## YOUR INSTRUCTIONS
Begin with the first line of the material and write out each line exactly, ending with the line that contains "import plotly.graph_objects as go". Pictures are not part of the copy.

## START

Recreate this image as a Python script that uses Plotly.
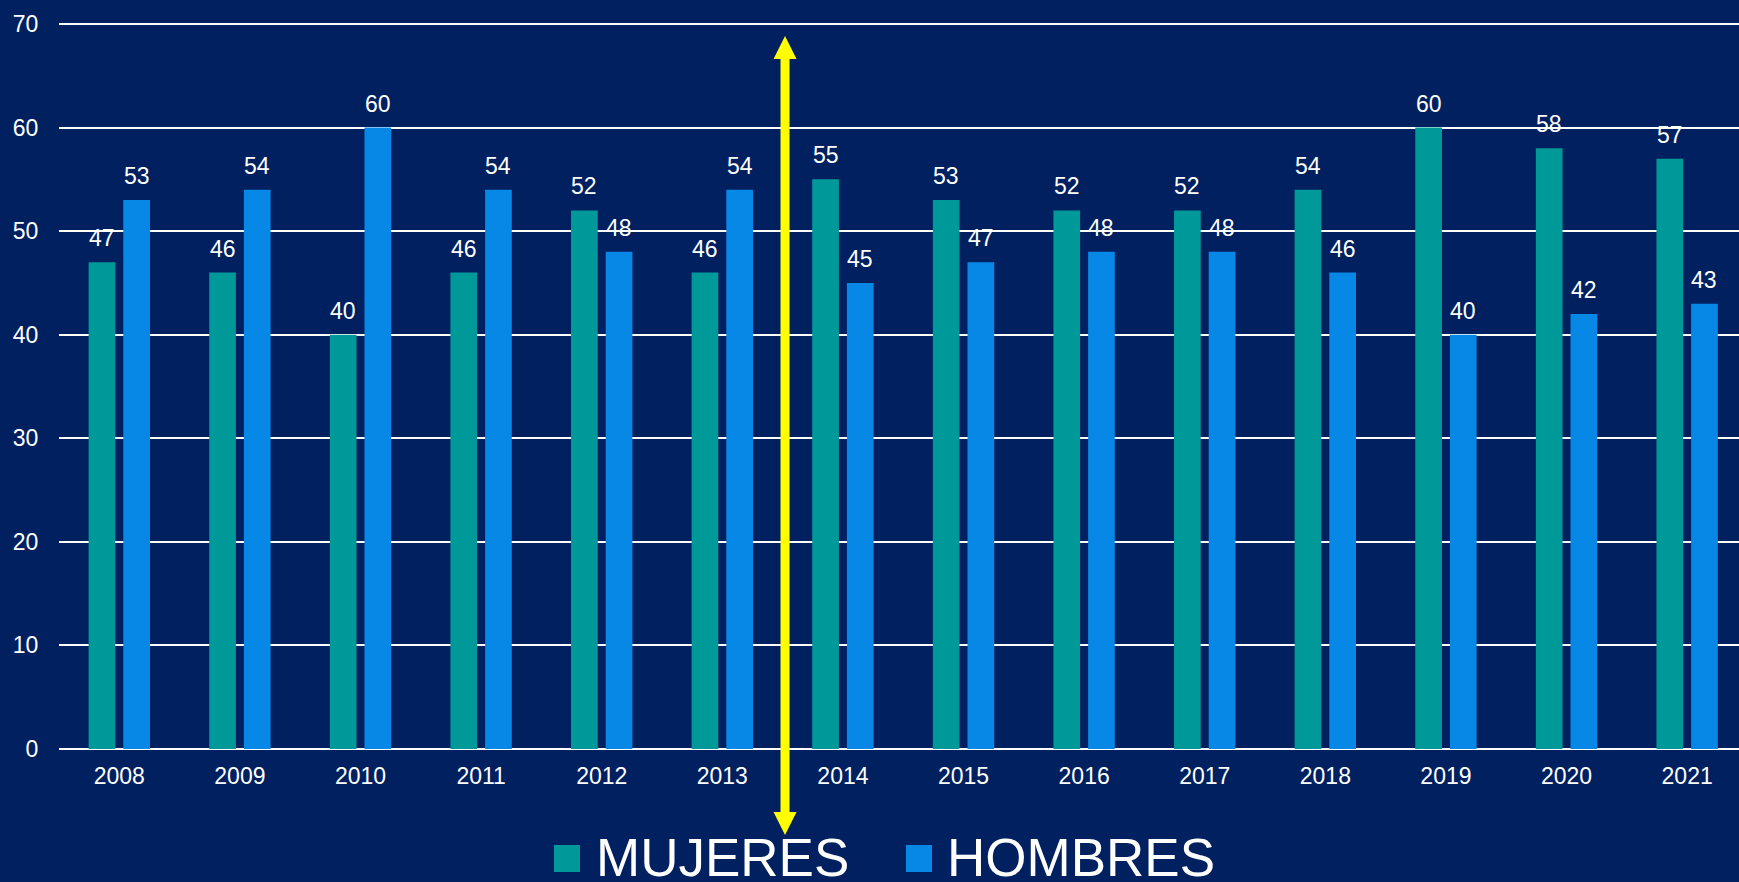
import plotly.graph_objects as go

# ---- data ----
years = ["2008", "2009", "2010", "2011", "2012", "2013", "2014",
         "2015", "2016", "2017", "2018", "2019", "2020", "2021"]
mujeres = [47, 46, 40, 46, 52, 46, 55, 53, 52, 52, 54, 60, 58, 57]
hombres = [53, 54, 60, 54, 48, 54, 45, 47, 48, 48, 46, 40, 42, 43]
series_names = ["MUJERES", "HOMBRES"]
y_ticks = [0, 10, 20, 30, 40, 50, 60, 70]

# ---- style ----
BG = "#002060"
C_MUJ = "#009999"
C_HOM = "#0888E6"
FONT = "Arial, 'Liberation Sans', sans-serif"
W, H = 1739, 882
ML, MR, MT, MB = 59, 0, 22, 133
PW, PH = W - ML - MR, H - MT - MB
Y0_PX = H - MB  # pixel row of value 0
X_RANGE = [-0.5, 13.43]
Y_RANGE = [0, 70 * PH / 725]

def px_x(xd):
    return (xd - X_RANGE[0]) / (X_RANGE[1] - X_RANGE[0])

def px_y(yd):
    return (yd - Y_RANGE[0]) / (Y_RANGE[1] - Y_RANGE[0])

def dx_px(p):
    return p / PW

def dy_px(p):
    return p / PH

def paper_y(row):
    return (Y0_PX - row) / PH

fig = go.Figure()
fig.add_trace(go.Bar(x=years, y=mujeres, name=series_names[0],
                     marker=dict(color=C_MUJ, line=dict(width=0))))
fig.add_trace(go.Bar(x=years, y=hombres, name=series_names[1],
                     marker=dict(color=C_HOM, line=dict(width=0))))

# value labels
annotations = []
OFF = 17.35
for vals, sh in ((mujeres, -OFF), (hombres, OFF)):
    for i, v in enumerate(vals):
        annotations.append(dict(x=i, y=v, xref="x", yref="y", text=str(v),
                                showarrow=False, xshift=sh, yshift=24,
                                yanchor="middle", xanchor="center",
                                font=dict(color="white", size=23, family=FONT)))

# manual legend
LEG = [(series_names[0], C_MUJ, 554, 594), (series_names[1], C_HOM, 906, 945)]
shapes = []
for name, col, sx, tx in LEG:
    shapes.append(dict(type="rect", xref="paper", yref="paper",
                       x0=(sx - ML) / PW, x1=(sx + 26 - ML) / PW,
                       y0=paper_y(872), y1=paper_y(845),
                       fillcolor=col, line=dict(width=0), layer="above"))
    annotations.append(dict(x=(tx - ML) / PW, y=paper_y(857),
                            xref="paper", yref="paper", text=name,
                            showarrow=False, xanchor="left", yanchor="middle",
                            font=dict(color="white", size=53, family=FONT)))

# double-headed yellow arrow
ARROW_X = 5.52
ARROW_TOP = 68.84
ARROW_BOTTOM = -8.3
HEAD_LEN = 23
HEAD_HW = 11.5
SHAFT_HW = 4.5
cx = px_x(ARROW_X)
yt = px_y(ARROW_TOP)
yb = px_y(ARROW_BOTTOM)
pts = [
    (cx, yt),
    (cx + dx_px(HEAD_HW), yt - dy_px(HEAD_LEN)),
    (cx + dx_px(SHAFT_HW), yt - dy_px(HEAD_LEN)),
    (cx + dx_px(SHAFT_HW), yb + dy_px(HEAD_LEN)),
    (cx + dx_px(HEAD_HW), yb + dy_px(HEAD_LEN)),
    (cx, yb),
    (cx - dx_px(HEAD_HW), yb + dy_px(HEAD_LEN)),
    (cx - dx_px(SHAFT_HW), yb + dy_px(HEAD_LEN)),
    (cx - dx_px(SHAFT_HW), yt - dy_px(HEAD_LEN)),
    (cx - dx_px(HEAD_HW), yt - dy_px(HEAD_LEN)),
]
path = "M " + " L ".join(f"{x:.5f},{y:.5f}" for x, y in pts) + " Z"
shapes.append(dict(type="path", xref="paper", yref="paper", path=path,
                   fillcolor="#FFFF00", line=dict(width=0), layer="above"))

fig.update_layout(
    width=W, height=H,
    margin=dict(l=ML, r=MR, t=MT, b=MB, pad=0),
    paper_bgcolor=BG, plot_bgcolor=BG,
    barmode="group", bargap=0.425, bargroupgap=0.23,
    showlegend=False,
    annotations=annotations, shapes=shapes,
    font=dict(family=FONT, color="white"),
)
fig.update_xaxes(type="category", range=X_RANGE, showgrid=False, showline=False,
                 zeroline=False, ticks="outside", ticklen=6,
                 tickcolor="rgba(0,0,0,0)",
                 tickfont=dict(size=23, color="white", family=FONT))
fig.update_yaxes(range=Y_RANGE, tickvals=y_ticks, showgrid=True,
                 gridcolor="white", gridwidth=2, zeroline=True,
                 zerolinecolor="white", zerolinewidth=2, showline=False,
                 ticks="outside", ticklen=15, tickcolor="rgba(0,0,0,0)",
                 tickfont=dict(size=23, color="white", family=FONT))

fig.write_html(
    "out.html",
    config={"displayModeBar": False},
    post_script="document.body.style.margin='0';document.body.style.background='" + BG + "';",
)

## END

## ANSWER BELOW
Recreate this image as a Python script that uses Plotly.
import plotly.graph_objects as go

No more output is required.